FALLUJAH, Iraq --
FALLUJAH, Iraq (July 7, 2008) – When Marines are busy with the mission at hand, visits to the exchanges take a back seat to mission accomplishment.
To alleviate this, the mobile exchange brings the goods to them, so no matter where they are they can get the goods they desire.
The mobile exchange is a trailer stocked from top-to-bottom with just about anything a Marine may need. Anything from hygiene products, magazines, movies, tools, knives, snacks and drinks can be found in the convenient mobile exchange.
There are four locations in al-Anbar Province that send out mobile exchanges to the Marines in the more remote areas. The exchange has its own security element, so they can operate independently and reach more Marines.
Staff Sgt. Ric A. Anikanov, Western Exchange Services Team Leader, Headquarters and Service Company, Combat Logistics Battalion 1, 1st Marine Logistics Group, is in charge of one of the many trailers. He makes sure Marines have the opportunity to get what they need despite risks that come with being outside the wire.
He is assisted by his driver who strives to keep them out of harm’s way.
“My job as the driver is to place him where he is as safe as possible,” said Sgt. Eliezer Perez, a 22-year-old mobile exchange driver and line noncommissioned officer, Motor Transport Company, CLB-1.
Perez, from Vineland, N.J., stressed the importance of making sure everybody can get in and out of the exchange trailer while staying in a safe environment.
“(Having a mobile exchange come to us) is easier with all the work we’re doing out here,” said Sgt. Edward J. Mitchell, a 35-year-old squad leader with 1st squad, 3rd platoon, Kilo Company, 3rd Battalion, 6th Marine Regiment, Regimental Combat Team 1. “To get the Marines up (to Fallujah) to get what they need would be a logistical nightmare.”
Mitchell said his Marines also purchase snacks and microwavable food to add variety to their diets.
“It’s just a break from the monotony of the same food,” Mitchell said.
“A lot of these guys get energy drinks because of the hours they work, some of them need it,” said Staff Sgt. Alan E. Nichols, 27, from Toomsboro, Ga., platoon sergeant for 1st platoon, Kilo Company, 3rd Battalion, 6th Marine Regiment, Regimental Combat Team 1.

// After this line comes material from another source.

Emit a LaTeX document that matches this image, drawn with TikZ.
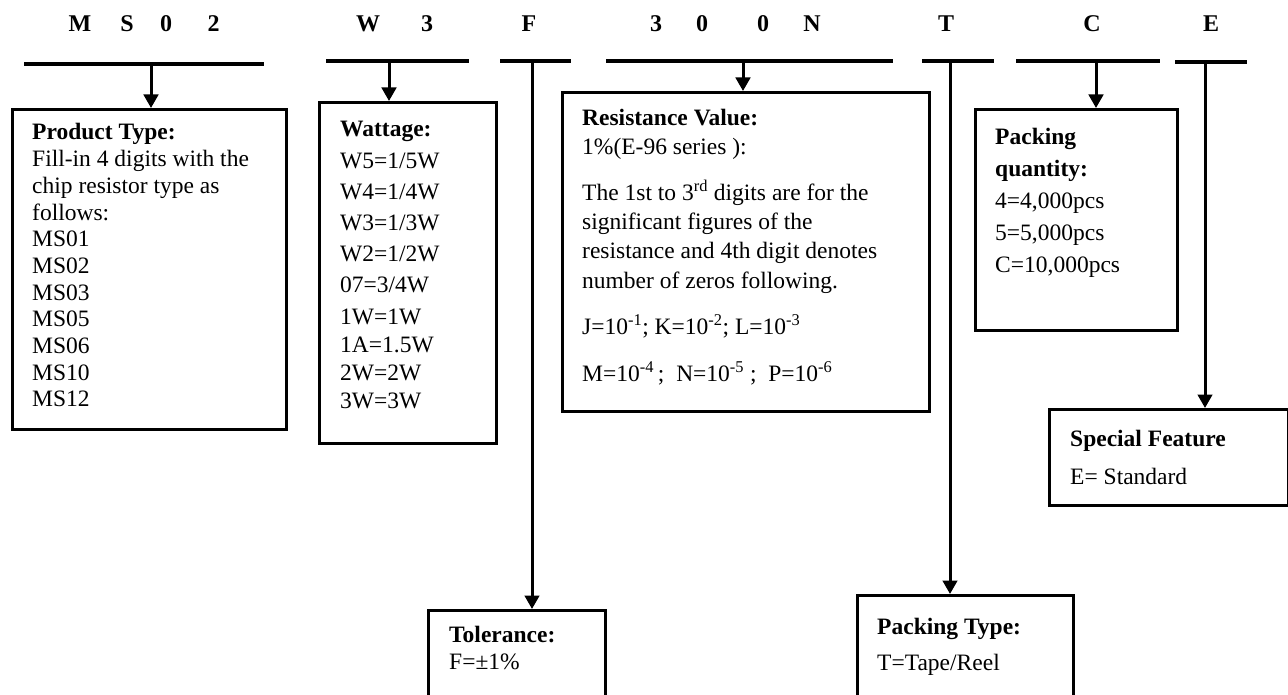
\documentclass[tikz,border=0pt]{standalone}
\usepackage{fontspec}
\setmainfont{Liberation Serif}
\usetikzlibrary{arrows.meta}
\begin{document}
\begin{tikzpicture}[x=1pt,y=-1pt,
  bar/.style={line width=3.5pt},
  conn/.style={line width=3pt,-{Triangle[width=14.5pt,length=13.5pt]}},
  box/.style={draw,line width=3.2pt,rectangle,inner sep=0pt,anchor=north west},
  txt/.style={anchor=base west,inner sep=0pt,align=flush left,font=\fontsize{23.5}{26.7}\selectfont},
  code/.style={anchor=base,inner sep=0pt,font=\fontsize{24}{28}\selectfont\bfseries}]
\useasboundingbox (0,0) rectangle (1288,695);
\clip (0,0) rectangle (1288,695);

% part number letters
\node[code] (c1) at (80,32) {M};
\node[code] (c2) at (127,32) {S};
\node[code] (c3) at (166,32) {0};
\node[code] (c4) at (213.5,32) {2};
\node[code] (c5) at (368,32) {W};
\node[code] (c6) at (427,32) {3};
\node[code] (c7) at (529,32) {F};
\node[code] (c8) at (656,32) {3};
\node[code] (c9) at (702,32) {0};
\node[code] (c10) at (763,32) {0};
\node[code] (c11) at (812,32) {N};
\node[code] (c12) at (946,32) {T};
\node[code] (c13) at (1092,32) {C};
\node[code] (c14) at (1211,32) {E};

% bars
\coordinate (b1l) at (24,64);   \coordinate (b1r) at (264,64);
\coordinate (b2l) at (326,61);  \coordinate (b2r) at (469,61);
\coordinate (b3l) at (500,61);  \coordinate (b3r) at (571,61);
\coordinate (b4l) at (606,61);  \coordinate (b4r) at (893,61);
\coordinate (b5l) at (922,61);  \coordinate (b5r) at (994,61);
\coordinate (b6l) at (1016,61); \coordinate (b6r) at (1160,61);
\coordinate (b7l) at (1175,62); \coordinate (b7r) at (1247,62);
\draw[bar] (b1l) -- (b1r);
\draw[bar] (b2l) -- (b2r);
\draw[bar] (b3l) -- (b3r);
\draw[bar] (b4l) -- (b4r);
\draw[bar] (b5l) -- (b5r);
\draw[bar] (b6l) -- (b6r);
\draw[bar] (b7l) -- (b7r);

% boxes
\node[box,minimum width=274pt,minimum height=320pt] (prod) at (11,108) {};
\node[box,minimum width=177pt,minimum height=341pt] (watt) at (318,101) {};
\node[box,minimum width=177pt,minimum height=160pt] (tol) at (427,609) {};
\node[box,minimum width=367pt,minimum height=319pt] (res) at (561,91) {};
\node[box,minimum width=216pt,minimum height=160pt] (ptype) at (856,594) {};
\node[box,minimum width=202pt,minimum height=221pt] (pqty) at (974,108) {};
\node[box,minimum width=239pt,minimum height=96pt] (spec) at (1048,408) {};

% connectors
\coordinate (s1) at (151,64);
\coordinate (s2) at (389,61);
\coordinate (s3) at (532,61);
\coordinate (s4) at (743,61);
\coordinate (s5) at (950,61);
\coordinate (s6) at (1096,61);
\coordinate (s7) at (1205,62);
\draw[conn] (s1) -- (s1 |- prod.north);
\draw[conn] (s2) -- (s2 |- watt.north);
\draw[conn] (s3) -- (s3 |- tol.north);
\draw[conn] (s4) -- (s4 |- res.north);
\draw[conn] (s5) -- (s5 |- ptype.north);
\draw[conn] (s6) -- (s6 |- pqty.north);
\draw[conn] (s7) -- (s7 |- spec.north);

% texts
\node[txt,text width=250pt] (prodT) at (32,140) {\textbf{Product Type:}\\
Fill-in 4 digits with the\\
chip resistor type as\\
follows:\\
MS01\\
MS02\\
MS03\\
MS05\\
MS06\\
MS10\\
MS12};

\node[txt,text width=150pt] (wattT) at (340,137) {\textbf{Wattage:}\\[4.5pt]
W5=1/5W\\[4.5pt]
W4=1/4W\\[4.5pt]
W3=1/3W\\[4.5pt]
W2=1/2W\\[4.5pt]
07=3/4W\\[4.5pt]
1W=1W\\[1.5pt]
1A=1.5W\\[1.5pt]
2W=2W\\[1.5pt]
3W=3W};

\node[txt,text width=340pt] (resT) at (582,126) {\textbf{Resistance Value:}\\[2.3pt]
1\%(E-96 series ):\\[19.3pt]
The 1st to 3\textsuperscript{rd} digits are for the\\[1.8pt]
significant figures of the\\[2.6pt]
resistance and 4th digit denotes\\[2.6pt]
number of zeros following.\\[19.3pt]
J=10\textsuperscript{-1}; K=10\textsuperscript{-2}; L=10\textsuperscript{-3}\\[20.3pt]
M=10\textsuperscript{-4}\,;\ \ N=10\textsuperscript{-5}\ ;\ \ P=10\textsuperscript{-6}};

\node[txt,text width=175pt] (pqtyT) at (995,145) {\textbf{Packing}\\[5.3pt]
\textbf{quantity:}\\[5.3pt]
4=4,000pcs\\[5.3pt]
5=5,000pcs\\[5.3pt]
C=10,000pcs};

\node[txt,text width=210pt] (specT) at (1070,446) {\textbf{Special Feature}\\[11.3pt]
E= Standard};

\node[txt,text width=150pt] (tolT) at (449,642) {\textbf{Tolerance:}\\[0.3pt]
F=±1\%};

\node[txt,text width=190pt] (ptypeT) at (877,634) {\textbf{Packing Type:}\\[9.3pt]
T=Tape/Reel};
\end{tikzpicture}
\end{document}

Many Marines also purchased movies and speakers so they can enjoy some entertainment during their down-time, Nichols said.
Marines in Combat Outpost Blackhawk asked for blankets, a rarity for Iraq, and Anikanov was happy to oblige making things a little easier for the service members at the COP.
Nichols added that when they bring a disbursing Marine with the exchange trucks, it makes things a lot more convenient. That way, Marines can have access to their funds and deal with their allotments.
“I’m here for one purpose and that’s for every Marine to get through this truck,” Anikanov said.